Uncertainty = Severe Market Corrections
It is not only the tariffs that hurt, so do the tantrums. Trump changes his mind and disrupts the World economy with tweets or cell phone calls in between golf holes. Tariffs are on, on pause, back on, … and the beat goes on.
4.3%/2.6% — 1 = 65.4%
The news based US Policy Uncertainty Index has risen from 109 before the Election to 335 in February. These values represent the 51st percentile and the 99th percentile, respectively, of a monthly time series going back to 1978.
Rising uncertainty = markets downturns
Businesses don’t like policy uncertainty. In uncertain times, businesses curb their expansion plans and freeze hiring. As a result, unemployment could rise. And, the economy may slow down or even contract. Bruce Kasman, JP Morgan’s Chief Economist, estimates a 40% probability of a US recession in 2025.
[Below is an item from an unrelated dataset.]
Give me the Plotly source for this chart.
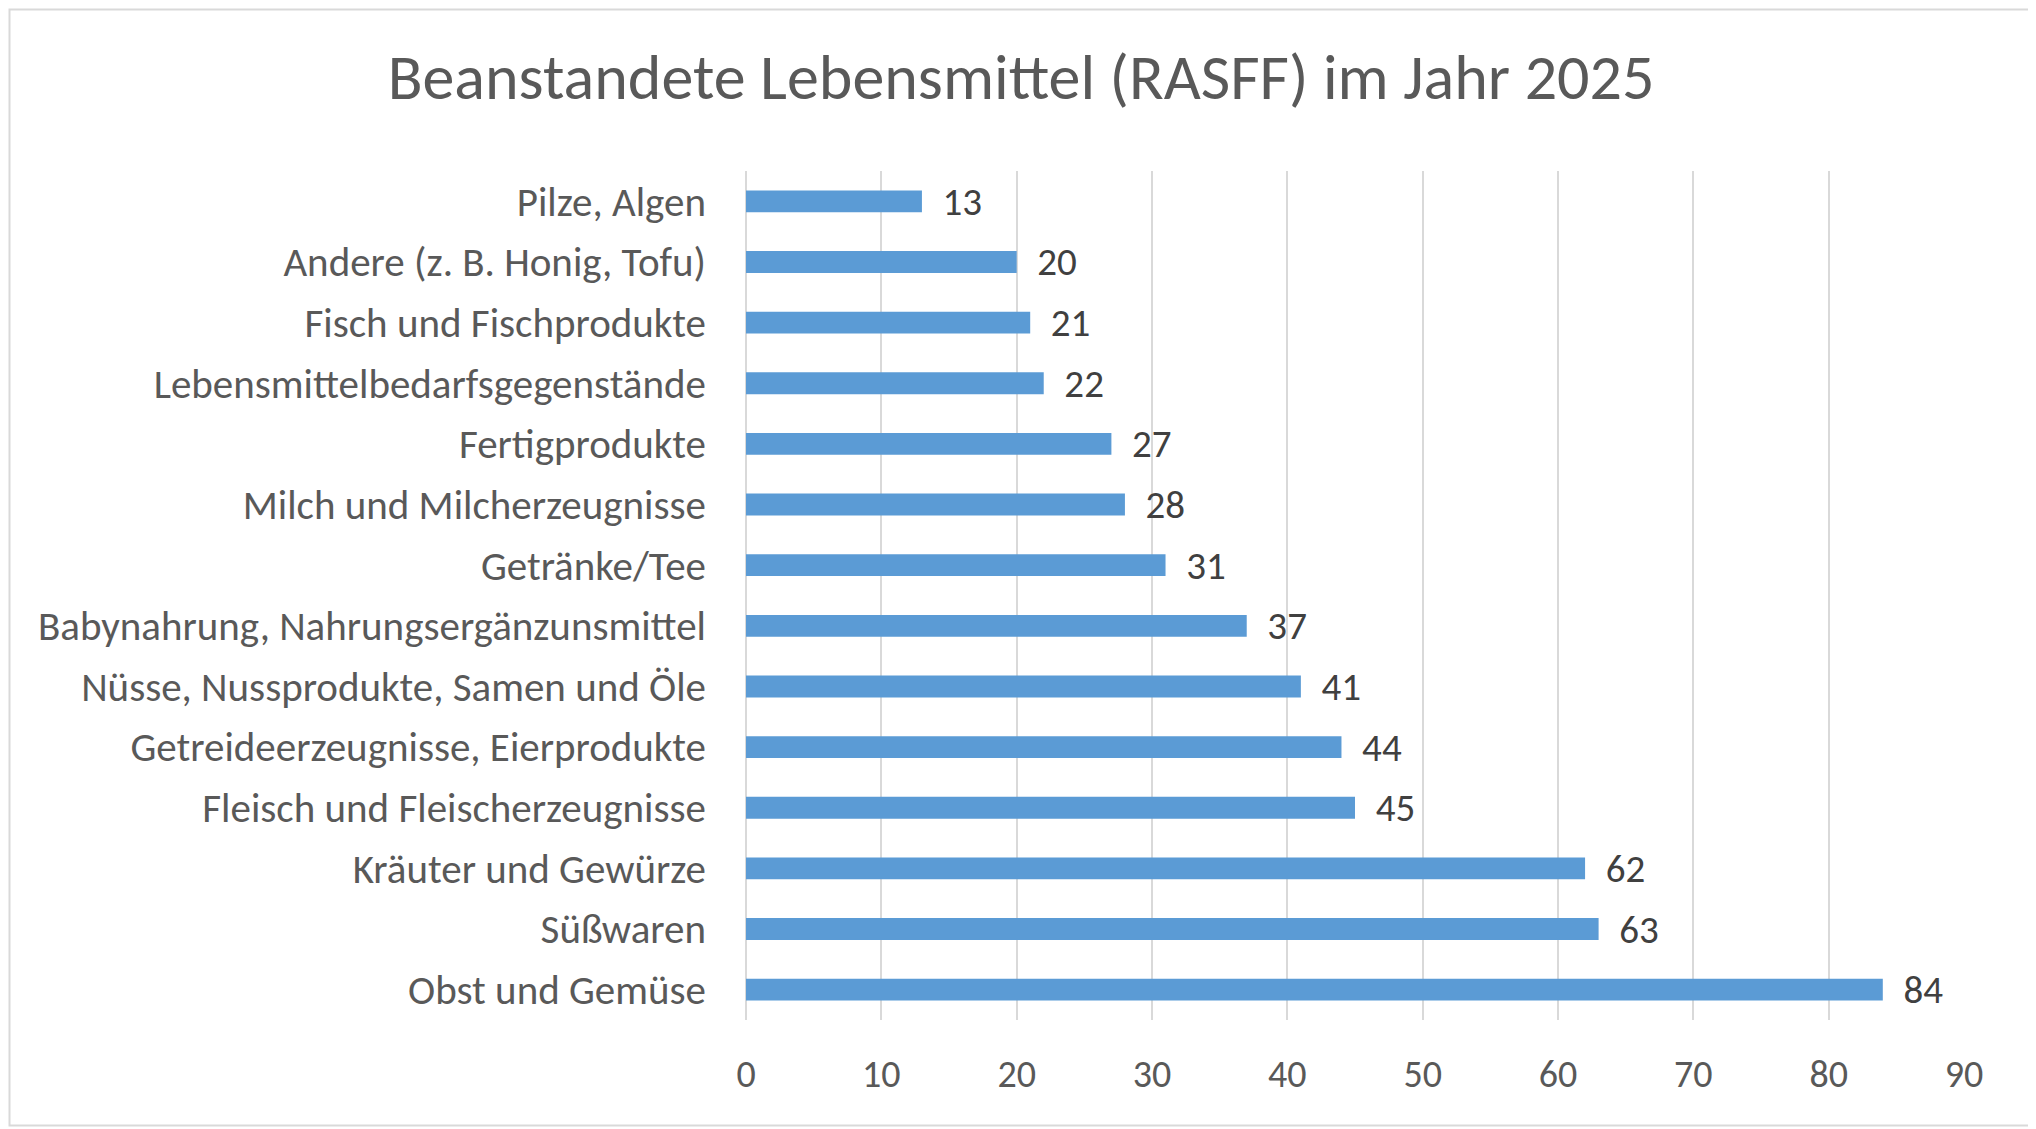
import plotly.graph_objects as go

categories = [
    "Pilze, Algen",
    "Andere (z. B. Honig, Tofu)",
    "Fisch und Fischprodukte",
    "Lebensmittelbedarfsgegenstände",
    "Fertigprodukte",
    "Milch und Milcherzeugnisse",
    "Getränke/Tee",
    "Babynahrung, Nahrungsergänzunsmittel",
    "Nüsse, Nussprodukte, Samen und Öle",
    "Getreideerzeugnisse, Eierprodukte",
    "Fleisch und Fleischerzeugnisse",
    "Kräuter und Gewürze",
    "Süßwaren",
    "Obst und Gemüse",
]
values = [13, 20, 21, 22, 27, 28, 31, 37, 41, 44, 45, 62, 63, 84]
x_ticks = [0, 10, 20, 30, 40, 50, 60, 70, 80, 90]

FONT = "Carlito, Calibri, Lato, sans-serif"

W, H = 2026, 1119
L, T = 738, 163
PW, PH = 1218, 849
R, B = W - L - PW, H - T - PH

fig = go.Figure()
fig.add_trace(go.Bar(
    y=categories,
    x=values,
    orientation="h",
    marker=dict(color="#5B9BD5", line=dict(width=0)),
    text=values,
    texttemplate="\u00a0\u00a0%{x}",
    textposition="outside",
    constraintext="none",
    textfont=dict(family=FONT, size=39, color="#404040"),
    cliponaxis=False,
    hoverinfo="skip",
))

fig.update_layout(
    width=W,
    height=H,
    margin=dict(l=L, r=R, t=T, b=B),
    paper_bgcolor="white",
    plot_bgcolor="white",
    bargap=0.64,
    showlegend=False,
    title=dict(
        text="Beanstandete Lebensmittel (RASFF) im Jahr 2025",
        x=0.5, xanchor="center",
        y=1 - 69 / H, yanchor="middle",
        font=dict(family=FONT, size=64, color="#595959"),
    ),
    font=dict(family=FONT, color="#595959"),
    shapes=[dict(
        type="rect", xref="paper", yref="paper",
        x0=-(L - 1.5) / PW, x1=1 + (R - 1.5) / PW,
        y0=-(B - 1.5) / PH, y1=1 + (T - 1.5) / PH,
        line=dict(color="#D9D9D9", width=2),
        fillcolor="rgba(0,0,0,0)",
        layer="below",
    )],
)

fig.update_xaxes(
    range=[0, 90],
    tickvals=x_ticks,
    ticktext=[str(t) for t in x_ticks],
    showgrid=True,
    gridcolor="#D9D9D9",
    gridwidth=2,
    zeroline=True,
    zerolinecolor="#D9D9D9",
    zerolinewidth=2,
    showline=False,
    ticks="",
    ticklabelstandoff=28,
    tickfont=dict(family=FONT, size=38, color="#595959"),
    fixedrange=True,
)
fig.update_yaxes(
    categoryorder="array",
    categoryarray=categories,
    autorange="reversed",
    showgrid=False,
    showline=False,
    ticks="",
    ticklabelstandoff=39,
    tickfont=dict(family=FONT, size=41, color="#595959"),
    fixedrange=True,
)

fig.write_html("out.html")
The markets are forward looking, and price in all the current and prospective challenges that businesses face. Security analysts revise earnings forecasts downward.
In view of all of the above, markets tank. Indeed, they already have as shown on the graph below.
Between February 18 and March 11, 2025, the US S&P 500 dropped by — 9.3% (blue). Meanwhile the Canadian (red) and Mexican (green) market indices have dropped by close to — 6%.
The above is a picture of the US/Canada/Mexico formidable trading block falling apart. One could say: “We miss you Trump 1.0.”
During his first term, Trump would have reacted immediately to such a severe market correction. Now, he does not care about market downturns and even a prospective recession. He remains obsessed by Trade Deficits absent any understanding of the Smile Curve.